Educational Requirements

According to the BLS, most employers prefer to hire procurement managers who hold at least a bachelor's degree in business, engineering, economics or an applied science, and a master's degree typically is needed for advancement. Often, one begins as a trainee, procurement clerk or junior buyer before moving into a management position. The BLS reports that on-the-job training to understand company-specific requirements can take 1-5 years. Continuing education, often in the form of seminars, in generally required.

Voluntary Certification

Numerous certification programs are offered by the Institute for Supply Management, the Association for Operations Management (APICS) and the American Purchasing Society. Government procurement managers can seek additional credentials through the National Institute of Governmental Purchasing. The BLS reports that certification is becoming increasingly important, particularly for those entering the field.

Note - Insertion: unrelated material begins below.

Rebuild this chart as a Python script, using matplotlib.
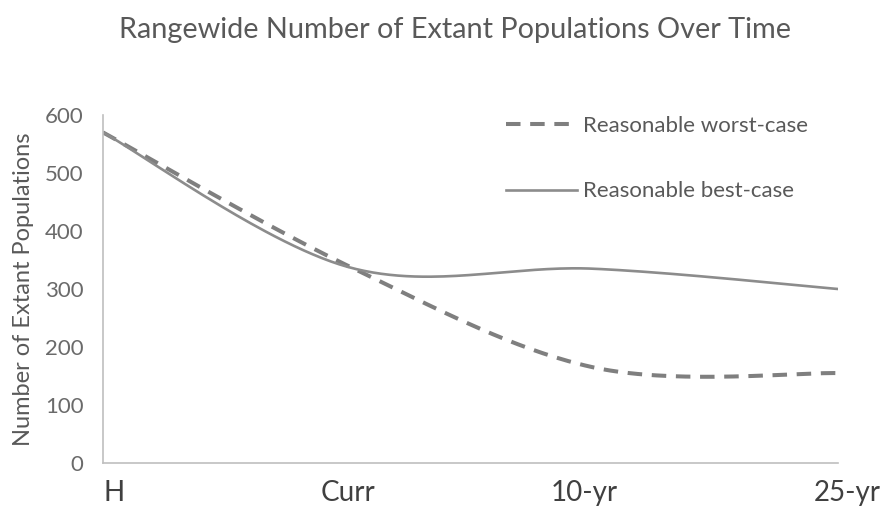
import matplotlib.pyplot as plt
import numpy as np

plt.rcParams['font.family'] = ['Lato', 'DejaVu Sans']

# %% data
categories = ['H', 'Curr', '10-yr', '25-yr']
worst_case = [570, 340, 165, 155]
best_case = [570, 338, 335, 300]


def smooth(ys, n=60):
    """Excel-style smoothed line (Catmull-Rom as Bezier segments)"""
    pts = np.column_stack([np.arange(len(ys)), ys]).astype(float)
    ext = np.vstack([pts[0], pts, pts[-1]])
    out = []
    t = np.linspace(0, 1, n)[:, None]
    for i in range(len(pts) - 1):
        p0, p3 = ext[i + 1], ext[i + 2]
        c1 = p0 + (ext[i + 2] - ext[i]) / 6
        c2 = p3 - (ext[i + 3] - ext[i + 1]) / 6
        seg = ((1 - t) ** 3) * p0 + 3 * ((1 - t) ** 2) * t * c1 + 3 * (1 - t) * t ** 2 * c2 + t ** 3 * p3
        out.append(seg if i == 0 else seg[1:])
    out = np.vstack(out)
    return out[:, 0], out[:, 1]


fig = plt.figure(figsize=(8.84, 5.08), dpi=100)
ax = fig.add_axes([0.1165, 0.0886, 0.8315, 0.685])

grey_text = '#595959'

x, y = smooth(worst_case)
ax.plot(x, y, color='#7f7f7f', lw=2.9, dashes=(3.6, 2.4), label='Reasonable worst-case')
x, y = smooth(best_case)
ax.plot(x, y, color='#8c8c8c', lw=1.9, label='Reasonable best-case')

ax.set_xlim(0, len(categories) - 1)
ax.set_ylim(0, 600)
ax.set_yticks(range(0, 601, 100))
ax.set_xticks(range(len(categories)))
ax.set_xticklabels([])
# the original's category labels are nudged off their ticks a bit
for i, (cat, dx) in enumerate(zip(categories, [8, 0, -6.5, 6.5])):
    ax.annotate(cat, (i, 0), xycoords=('data', 'axes fraction'), xytext=(dx, -12),
                textcoords='offset points', ha='center', va='top',
                fontsize=20, color='#404040', annotation_clip=False)
ax.tick_params(axis='y', labelsize=16, labelcolor='#6a6a6a', length=0, pad=14)
ax.tick_params(axis='x', length=0)

for s in ['top', 'right']:
    ax.spines[s].set_visible(False)
for s in ['left', 'bottom']:
    ax.spines[s].set_color('#bfbfbf')
    ax.spines[s].set_linewidth(1.2)

ax.set_ylabel('Number of Extant Populations', fontsize=17, color=grey_text, labelpad=8)
fig.text(0.515, 0.94, 'Rangewide Number of Extant Populations Over Time', fontsize=20.8,
         color=grey_text, ha='center', va='center')

ax.legend(loc='upper left', bbox_to_anchor=(0.521, 1.056), frameon=False,
          fontsize=16, labelcolor=grey_text, handlelength=3.2, handletextpad=0.25,
          labelspacing=2.06)

fig.savefig('out.png', dpi=100)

Employment Outlook and Salary Information

Slower-than-average growth of 1% is expected for purchasing managers over the 2014-2024 decade, according to the BLS. While most purchasing managers earned between $60,830 and $172,950 annually in May 2015, the median salary was $108,120.

Procurement managers who hope to advance their careers typically need to have a master's degree in an applicable field. On-the-job training for this career can be significant, lasting anywhere from 1-5 years. In addition, there are often further training requirements involved, which in most cases is conducted through seminars.